02-19-2008 02:36 AM
02-19-2008 02:37 AM
02-19-2008 03:01 AM
Hi Anitha,
As far as i know you have to create first the number of y-axis you need. Then you can assign each plot to an y-axis. See the attached example. If you change the second y-axis to a max value of 3 you see that there are two plots.
Hope it helps
Mike
02-19-2008 03:30 AM
Hi Mike,
I checked the example,but its showing plots are merged.And also i want plot more than 3 plots.At that time unable to check the plot values.
Thanks
02-19-2008 05:57 PM
01-29-2011 06:11 PM
This is a very terrible plotting approach in LabVIEW especially in real time. Suppose I have input signal and output signal from a process and amplitude of the output signal is way larger than an input signal. Say, there is no way to scale down the output signal just like we can convert Pascal to kilo Pascal. Now, I want to see how the output changes if I change the input. This can well be done when you plot two signals together. I do not want to normalize any signal and want to see both in Engineering Units. Right now, you will not see both input and output in a same LabVIEW waveform chart at the same time because of a vast difference in their ranges.

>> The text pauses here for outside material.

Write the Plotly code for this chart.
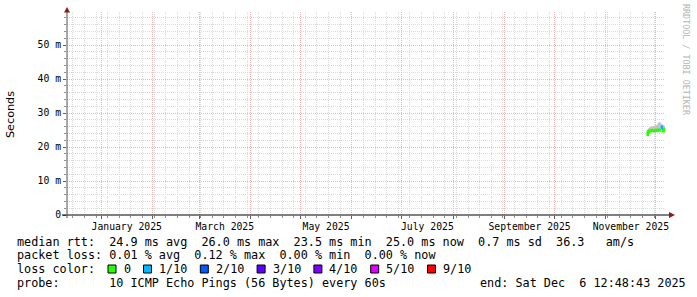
import plotly.graph_objects as go

# ---------------- data ----------------
x_start = "2024-12-11 12:48:43"
x_end = "2025-12-06 12:48:43"

times = [
    "2025-11-25 12:00", "2025-11-26 03:00", "2025-11-26 18:00", "2025-11-27 08:00",
    "2025-11-27 23:00", "2025-11-28 13:00", "2025-11-29 04:00", "2025-11-29 18:00",
    "2025-11-30 09:00", "2025-12-01 00:00", "2025-12-01 14:00", "2025-12-02 05:00",
    "2025-12-02 19:00", "2025-12-03 10:00", "2025-12-04 01:00", "2025-12-04 15:00",
    "2025-12-05 06:00", "2025-12-05 20:00", "2025-12-06 11:00",
]
median_ms = [23.5, 24.3, 24.6, 24.8, 24.7, 24.9, 24.8, 24.7, 24.9, 25.0,
             24.8, 25.1, 24.9, 25.3, 26.0, 25.2, 24.6, 25.4, 25.0]
smoke_lo_ms = [23.1, 23.9, 24.2, 24.4, 24.3, 24.5, 24.4, 24.3, 24.5, 24.6,
               24.4, 24.7, 24.5, 24.8, 25.5, 24.8, 24.2, 24.9, 24.6]
smoke_hi_ms = [25.0, 25.4, 25.6, 25.8, 25.9, 26.0, 26.2, 26.0, 26.3, 26.5,
               26.4, 27.0, 27.3, 27.4, 27.2, 26.8, 26.2, 26.6, 26.0]
loss_class = [0, 0, 0, 0, 0, 0, 0, 0, 0, 0, 0, 0, 0, 0, 1, 0, 0, 0, 0]

loss_labels = ["0", "1/10", "2/10", "3/10", "4/10", "5/10", "9/10"]
loss_colors = ["#26ff00", "#00b8ff", "#0059ff", "#5e00ff", "#7e00ff", "#dd00ff", "#ff0000"]

month_label_dates = ["2025-01-16 12:00", "2025-03-16 12:00", "2025-05-16 12:00",
                     "2025-07-16 12:00", "2025-09-16 00:00", "2025-11-16 00:00"]
month_labels = ["January 2025", "March 2025", "May 2025",
                "July 2025", "September 2025", "November 2025"]

y_tick_vals = [0, 10, 20, 30, 40, 50]
y_tick_text = ["0", "10 m", "20 m", "30 m", "40 m", "50 m"]

legend_line1 = "median rtt:  24.9 ms avg  26.0 ms max  23.5 ms min  25.0 ms now  0.7 ms sd  36.3   am/s"
legend_line2 = "packet loss: 0.01 % avg  0.12 % max  0.00 % min  0.00 % now"
legend_line3 = "loss color:"
legend_line4 = "probe:       10 ICMP Echo Pings (56 Bytes) every 60s"
legend_end = "end: Sat Dec  6 12:48:43 2025"
watermark = "RRDTOOL / TOBI OETIKER"
y_title = "Seconds"

# ---------------- layout helpers ----------------
W, H = 697, 297
L, R, T, B = 67, 665, 12, 215
Y_TOP = (B - T) / 3.4  # 10 ms = 34 px


def px(x):
    return (x - L) / (R - L)


def py(y):
    return (B - y) / (B - T)


MONO = "DejaVu Sans Mono"
CW = 7.1  # legend char width in px
LEG_FONT = CW / 0.602

fig = go.Figure()

# smoke
fig.add_trace(go.Scatter(x=times, y=smoke_lo_ms, mode="lines", line=dict(width=0),
                         hoverinfo="skip", showlegend=False))
fig.add_trace(go.Scatter(x=times, y=smoke_hi_ms, mode="lines", line=dict(width=0),
                         fill="tonexty", fillcolor="#c4c4c4", hoverinfo="skip",
                         showlegend=False))

# median, coloured by loss class
for k, col in enumerate(loss_colors):
    ys = []
    for i, m in enumerate(median_ms):
        on = loss_class[i] == k or (i > 0 and loss_class[i - 1] == k and k != 0)
        ys.append(m if on else None)
    if any(v is not None for v in ys):
        fig.add_trace(go.Scatter(x=times, y=ys, mode="lines",
                                 line=dict(color=col, width=2.5, shape="hv"),
                                 connectgaps=False, hoverinfo="skip", showlegend=False))

# invisible trace for the label axis
fig.add_trace(go.Scatter(x=times, y=median_ms, xaxis="x2", mode="lines",
                         line=dict(width=0, color="rgba(0,0,0,0)"),
                         hoverinfo="skip", showlegend=False))

grid_red = "#f0b4b4"
grid_gray = "#dadada"

fig.update_layout(
    width=W, height=H,
    margin=dict(l=L, r=W - R, t=T, b=H - B, pad=0),
    paper_bgcolor="white", plot_bgcolor="white",
    showlegend=False,
    xaxis=dict(
        type="date", range=[x_start, x_end],
        tickmode="linear", tick0="2025-01-01", dtick="M1",
        showgrid=True, gridcolor=grid_red, griddash="1px,1px", gridwidth=1,
        showticklabels=False, ticks="outside", ticklen=3, tickcolor="#606060",
        zeroline=False, showline=False,
        minor=dict(dtick=7 * 86400000, tick0="2024-12-15",
                   showgrid=True, gridcolor=grid_gray, griddash="1px,1px", gridwidth=1,
                   ticks="outside", ticklen=2, tickcolor="#909090"),
    ),
    xaxis2=dict(
        type="date", range=[x_start, x_end], overlaying="x", side="bottom",
        tickmode="array", tickvals=month_label_dates, ticktext=month_labels,
        showgrid=False, ticks="", zeroline=False, showline=False,
        tickfont=dict(family=MONO, size=9.75, color="black"),
        ticklabelstandoff=4,
    ),
    yaxis=dict(
        range=[0, Y_TOP],
        tickmode="array", tickvals=y_tick_vals, ticktext=y_tick_text,
        showgrid=True, gridcolor=grid_red, griddash="1px,1px", gridwidth=1,
        ticks="outside", ticklen=3, tickcolor="#606060",
        tickfont=dict(family=MONO, size=9.75, color="black"),
        zeroline=False, showline=False,
        minor=dict(dtick=2, tick0=0, showgrid=True, gridcolor=grid_gray,
                   griddash="1px,1px", gridwidth=1,
                   ticks="outside", ticklen=2, tickcolor="#909090"),
    ),
)

shapes = []
# axes lines
shapes.append(dict(type="line", xref="paper", yref="paper",
                   x0=px(62), x1=px(670), y0=py(215), y1=py(215),
                   line=dict(color="black", width=1)))
shapes.append(dict(type="line", xref="paper", yref="paper",
                   x0=px(67), x1=px(67), y0=py(218), y1=py(10),
                   line=dict(color="#505050", width=1)))
# arrows
shapes.append(dict(type="path", xref="paper", yref="paper",
                   path=f"M {px(64)} {py(12.5)} L {px(70)} {py(12.5)} L {px(67)} {py(7)} Z",
                   fillcolor="#8b1a1a", line=dict(width=0)))
shapes.append(dict(type="path", xref="paper", yref="paper",
                   path=f"M {px(669)} {py(212)} L {px(669)} {py(218)} L {px(675)} {py(215)} Z",
                   fillcolor="#8b1a1a", line=dict(width=0)))

annotations = []


def add_text(text, x, y, size=LEG_FONT, color="black", family=MONO, anchor="left", angle=0):
    annotations.append(dict(text=text, x=px(x), y=py(y), xref="paper", yref="paper",
                            xanchor=anchor, yanchor="middle", showarrow=False,
                            textangle=angle, borderpad=0,
                            font=dict(family=family, size=size, color=color)))


LX = 16
add_text(legend_line1, LX, 241.5)
add_text(legend_line2, LX, 255)
add_text(legend_line3, LX, 269)
add_text(legend_line4, LX, 283)
add_text(legend_end, 478.5, 283)

# loss color legend boxes
pos = 13
for lab, col in zip(loss_labels, loss_colors):
    bx = LX + pos * CW - 0.3
    shapes.append(dict(type="rect", xref="paper", yref="paper",
                       x0=px(bx), x1=px(bx + 8), y0=py(273), y1=py(265),
                       fillcolor=col, line=dict(color="black", width=1)))
    add_text(lab, LX + (pos + 2) * CW, 269)
    pos += 2 + len(lab) + 2

add_text(y_title, 11, 115, size=11.2, family="DejaVu Sans", anchor="center", angle=-90)
add_text(watermark, 686, 60, size=8.4, color="#b4b4b4", anchor="center", angle=90)

fig.update_layout(shapes=shapes, annotations=annotations)

fig.write_html("out.html")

Then, the question is how do we do that? Then the answer may be use stack plots. This may be a workaround but I am not sure if this is a good idea either. Definitely, output from any process always has some fluctuations and you want to see the running average of that output in the same plot. Using stack plots, each variable gets plotted into separate plots. I could not find anyway to merge two plots (output and its running average) into a single stack just like we can do in a MATLAB subplot.
Another solution may be use multiple charts in a cluster as suggested. If there 20 variables then do we need to create 10 different Charts - this makes no sense at all.
I have suggested one of your application engineer about the workaround. Hopefully, NI comes up with some idea for a fix.